- _Information shown_:
_ _ _

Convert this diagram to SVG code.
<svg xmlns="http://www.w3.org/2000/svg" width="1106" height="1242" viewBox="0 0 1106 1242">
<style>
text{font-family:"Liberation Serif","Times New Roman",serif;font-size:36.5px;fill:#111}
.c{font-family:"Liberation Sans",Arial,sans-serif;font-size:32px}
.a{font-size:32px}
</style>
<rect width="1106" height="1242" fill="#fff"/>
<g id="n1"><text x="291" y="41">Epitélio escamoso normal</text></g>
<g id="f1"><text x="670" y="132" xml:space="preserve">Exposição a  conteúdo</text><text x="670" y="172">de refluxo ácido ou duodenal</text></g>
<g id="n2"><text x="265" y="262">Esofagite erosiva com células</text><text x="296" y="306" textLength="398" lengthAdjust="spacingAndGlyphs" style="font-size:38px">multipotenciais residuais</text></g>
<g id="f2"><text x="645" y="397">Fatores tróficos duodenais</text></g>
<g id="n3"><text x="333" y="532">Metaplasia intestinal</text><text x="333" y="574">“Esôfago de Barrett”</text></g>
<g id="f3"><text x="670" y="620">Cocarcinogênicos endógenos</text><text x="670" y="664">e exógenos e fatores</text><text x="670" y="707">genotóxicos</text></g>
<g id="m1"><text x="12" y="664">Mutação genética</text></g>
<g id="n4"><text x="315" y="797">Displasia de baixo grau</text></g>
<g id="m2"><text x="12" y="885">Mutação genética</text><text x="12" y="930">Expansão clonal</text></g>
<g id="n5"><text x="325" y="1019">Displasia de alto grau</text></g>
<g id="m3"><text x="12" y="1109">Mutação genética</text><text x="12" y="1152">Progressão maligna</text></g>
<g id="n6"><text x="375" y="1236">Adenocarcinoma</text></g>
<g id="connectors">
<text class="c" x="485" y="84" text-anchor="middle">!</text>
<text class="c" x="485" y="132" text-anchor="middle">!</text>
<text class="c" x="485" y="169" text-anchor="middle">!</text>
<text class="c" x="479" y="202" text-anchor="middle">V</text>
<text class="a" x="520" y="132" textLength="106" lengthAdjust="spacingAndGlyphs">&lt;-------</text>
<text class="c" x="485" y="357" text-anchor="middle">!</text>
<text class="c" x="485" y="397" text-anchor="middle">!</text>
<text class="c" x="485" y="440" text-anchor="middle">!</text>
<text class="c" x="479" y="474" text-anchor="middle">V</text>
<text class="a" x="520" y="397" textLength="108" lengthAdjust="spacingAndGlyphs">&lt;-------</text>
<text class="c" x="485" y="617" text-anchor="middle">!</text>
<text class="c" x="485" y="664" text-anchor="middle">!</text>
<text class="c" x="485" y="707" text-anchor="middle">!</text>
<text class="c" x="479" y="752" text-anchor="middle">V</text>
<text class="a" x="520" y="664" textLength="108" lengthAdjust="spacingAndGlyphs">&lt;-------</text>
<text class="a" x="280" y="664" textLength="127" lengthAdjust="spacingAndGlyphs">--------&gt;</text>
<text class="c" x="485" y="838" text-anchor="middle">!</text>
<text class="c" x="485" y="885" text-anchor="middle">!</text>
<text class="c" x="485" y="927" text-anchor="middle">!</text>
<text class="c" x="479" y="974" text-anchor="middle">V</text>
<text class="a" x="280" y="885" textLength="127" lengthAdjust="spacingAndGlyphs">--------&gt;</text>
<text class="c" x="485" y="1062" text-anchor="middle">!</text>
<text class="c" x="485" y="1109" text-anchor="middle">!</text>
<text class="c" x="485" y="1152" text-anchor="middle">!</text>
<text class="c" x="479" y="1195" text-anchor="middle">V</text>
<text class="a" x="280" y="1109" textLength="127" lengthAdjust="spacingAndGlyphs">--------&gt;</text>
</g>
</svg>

_ _ _

- _Short exercise_: Transcribe all lines as written.

- _Exercise answer_:
Convert this diagram to SVG code.
<svg xmlns="http://www.w3.org/2000/svg" width="1106" height="1242" viewBox="0 0 1106 1242">
<style>
text{font-family:"Liberation Serif","Times New Roman",serif;font-size:36.5px;fill:#111}
.c{font-family:"Liberation Sans",Arial,sans-serif;font-size:32px}
.a{font-size:32px}
</style>
<rect width="1106" height="1242" fill="#fff"/>
<g id="n1"><text x="291" y="41">Epitélio escamoso normal</text></g>
<g id="f1"><text x="670" y="132" xml:space="preserve">Exposição a  conteúdo</text><text x="670" y="172">de refluxo ácido ou duodenal</text></g>
<g id="n2"><text x="265" y="262">Esofagite erosiva com células</text><text x="296" y="306" textLength="398" lengthAdjust="spacingAndGlyphs" style="font-size:38px">multipotenciais residuais</text></g>
<g id="f2"><text x="645" y="397">Fatores tróficos duodenais</text></g>
<g id="n3"><text x="333" y="532">Metaplasia intestinal</text><text x="333" y="574">“Esôfago de Barrett”</text></g>
<g id="f3"><text x="670" y="620">Cocarcinogênicos endógenos</text><text x="670" y="664">e exógenos e fatores</text><text x="670" y="707">genotóxicos</text></g>
<g id="m1"><text x="12" y="664">Mutação genética</text></g>
<g id="n4"><text x="315" y="797">Displasia de baixo grau</text></g>
<g id="m2"><text x="12" y="885">Mutação genética</text><text x="12" y="930">Expansão clonal</text></g>
<g id="n5"><text x="325" y="1019">Displasia de alto grau</text></g>
<g id="m3"><text x="12" y="1109">Mutação genética</text><text x="12" y="1152">Progressão maligna</text></g>
<g id="n6"><text x="375" y="1236">Adenocarcinoma</text></g>
<g id="connectors">
<text class="c" x="485" y="84" text-anchor="middle">!</text>
<text class="c" x="485" y="132" text-anchor="middle">!</text>
<text class="c" x="485" y="169" text-anchor="middle">!</text>
<text class="c" x="479" y="202" text-anchor="middle">V</text>
<text class="a" x="520" y="132" textLength="106" lengthAdjust="spacingAndGlyphs">&lt;-------</text>
<text class="c" x="485" y="357" text-anchor="middle">!</text>
<text class="c" x="485" y="397" text-anchor="middle">!</text>
<text class="c" x="485" y="440" text-anchor="middle">!</text>
<text class="c" x="479" y="474" text-anchor="middle">V</text>
<text class="a" x="520" y="397" textLength="108" lengthAdjust="spacingAndGlyphs">&lt;-------</text>
<text class="c" x="485" y="617" text-anchor="middle">!</text>
<text class="c" x="485" y="664" text-anchor="middle">!</text>
<text class="c" x="485" y="707" text-anchor="middle">!</text>
<text class="c" x="479" y="752" text-anchor="middle">V</text>
<text class="a" x="520" y="664" textLength="108" lengthAdjust="spacingAndGlyphs">&lt;-------</text>
<text class="a" x="280" y="664" textLength="127" lengthAdjust="spacingAndGlyphs">--------&gt;</text>
<text class="c" x="485" y="838" text-anchor="middle">!</text>
<text class="c" x="485" y="885" text-anchor="middle">!</text>
<text class="c" x="485" y="927" text-anchor="middle">!</text>
<text class="c" x="479" y="974" text-anchor="middle">V</text>
<text class="a" x="280" y="885" textLength="127" lengthAdjust="spacingAndGlyphs">--------&gt;</text>
<text class="c" x="485" y="1062" text-anchor="middle">!</text>
<text class="c" x="485" y="1109" text-anchor="middle">!</text>
<text class="c" x="485" y="1152" text-anchor="middle">!</text>
<text class="c" x="479" y="1195" text-anchor="middle">V</text>
<text class="a" x="280" y="1109" textLength="127" lengthAdjust="spacingAndGlyphs">--------&gt;</text>
</g>
</svg>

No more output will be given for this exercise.